A Comissão Interamericana de Direitos Humanos (CIDH), em estudo temático, reforça a concepção da profunda relação entre os direitos sindicais e o direito de greve, ao afirmar que o exercício desse direito é:

“…um requisito prévio e, ao mesmo tempo, o resultado do gozo de outros direitos humanos; por exemplo, pode permitir a revelação de práticas laborais irregulares ou insatisfatórias que conduzam à efetivação do direito ao trabalho e às suas condições justas e equitativas. (…)
Em suma, para a CIDH é claro que a proteção do direito de greve, juntamente com a liberdade sindical e a negociação coletiva, constitui um dos pilares fundamentais para a garantia do direito ao trabalho.”

O debate sobre a Convenção nº 87 e o direito de greve

A controvérsia sobre o direito de greve persiste há décadas, com posições divergentes entre os empregadores e o CEACR, que tem sustentado de forma constante que a greve é um direito derivado da Convenção nº 87 e que sua limitação afeta os direitos sindicais.

Em 2012, a situação gerou uma crise institucional na OIT, quando os empregadores se recusaram a participar da análise de casos de descumprimento da Convenção nº 87, a menos que o CEACR modificasse sua interpretação da Convenção.
Desde então, as divergências se mantiveram, sem que se chegasse a um consenso sobre mecanismos para superá-las, já que a proposta dos empregadores e de alguns governos para adotar um protocolo específico sobre o tema não obteve apoio suficiente.

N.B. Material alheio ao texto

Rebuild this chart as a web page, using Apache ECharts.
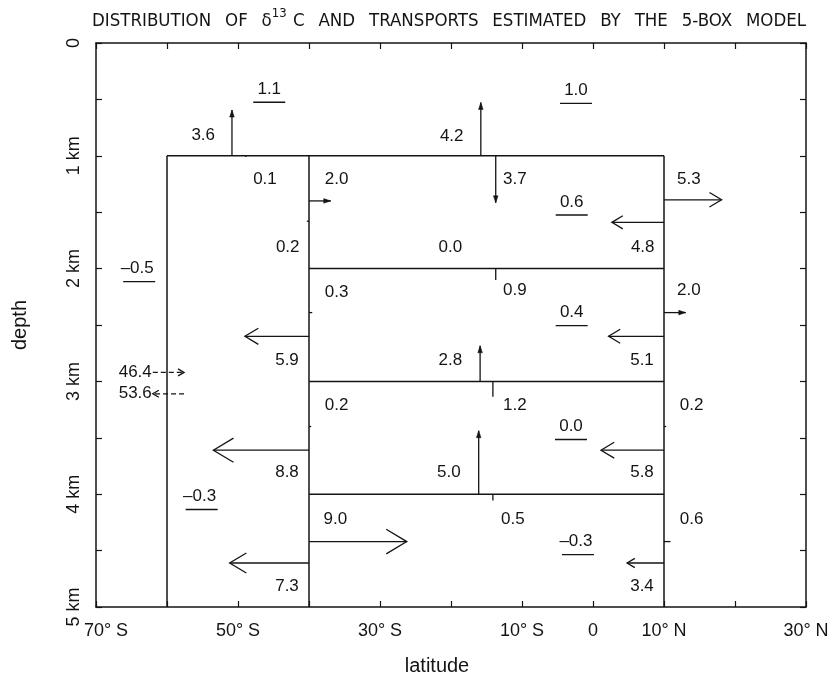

Por outro lado, a proposta de submeter o caso à Corte Internacional de Justiça recebeu, em 2023, o apoio necessário no Conselho de Administração da OIT, dando início ao processo perante a CIJ.
Esta é a segunda vez que a OIT solicita um parecer consultivo da CIJ sobre o alcance de uma convenção.

A primeira ocorreu em 1932, quando foi solicitado à Corte que se pronunciasse sobre a aplicabilidade da Convenção nº 4, de 1919, relativa ao trabalho noturno das mulheres, quanto à sua incidência sobre aquelas que ocupavam cargos de supervisão ou direção e que não realizavam habitualmente trabalho manual.

No atual procedimento, conduzido perante a CIJ em Haia, alguns países latino-americanos apresentaram declarações escritas expondo suas posições, enquanto outros o fizeram oralmente, mostrando diferentes perspectivas sobre o tema em discussão.

Por exemplo, a delegação da Costa Rica entendeu que o direito à liberdade sindical não se refere nem contempla expressamente o direito de greve, seja nas suas convenções fundamentais, seja em sua Constituição. Diferentemente da liberdade sindical e da negociação coletiva, segundo a posição costa-riquenha, não existe nenhuma convenção da OIT que trate especificamente do direito de greve.

Em contrapartida, as comunicações de Colômbia e México apresentaram posições opostas à da Costa Rica.
A Colômbia, citando o Comitê de Liberdade Sindical, considerou o direito de greve como inerente ao direito à liberdade sindical e à negociação coletiva. Assim, adotou a posição do Grupo dos Trabalhadores, no sentido de que o direito de greve está protegido pela Convenção nº 87, conforme reiteradamente reconhecido pela jurisprudência colombiana.

Na mesma linha, a comunicação do Governo do México afirmou que o direito de greve está protegido pela Convenção sobre a Liberdade Sindical e a Proteção do Direito de Sindicalização (nº 87), em razão da relação indissociável entre o direito de organização e o direito de greve, sendo que a existência de um implica necessariamente a existência do outro.

Consequências do Parecer Consultivo

Após a apresentação dos documentos e as audiências realizadas no início de outubro, caberá à Corte Internacional de Justiça (CIJ) analisar e, posteriormente, decidir sobre a questão submetida à sua consideração.
Embora não seja possível antecipar o teor do pronunciamento do tribunal, é importante destacar que sua decisão será de cumprimento obrigatório para a OIT.

Isso se deve ao que está estabelecido no artigo 37 da Constituição da OIT, de 1919, que dispõe:

“Todas as questões ou dificuldades relativas à interpretação desta Constituição e das convenções posteriormente concluídas pelos Membros, em virtude das disposições desta Constituição, serão submetidas à Corte Internacional de Justiça para sua resolução (…)
Qualquer decisão ou parecer consultivo da Corte Internacional de Justiça obrigará qualquer tribunal estabelecido em virtude do presente parágrafo.
Toda sentença proferida por tal tribunal deverá ser comunicada aos Membros da Organização, e quaisquer observações que estes formularem a respeito deverão ser submetidas à Conferência.”

Espera-se que a decisão da CIJ permita superar a crise prolongada que tem limitado a capacidade da OIT de avançar com a rapidez e a profundidade necessárias para cumprir seu mandato institucional.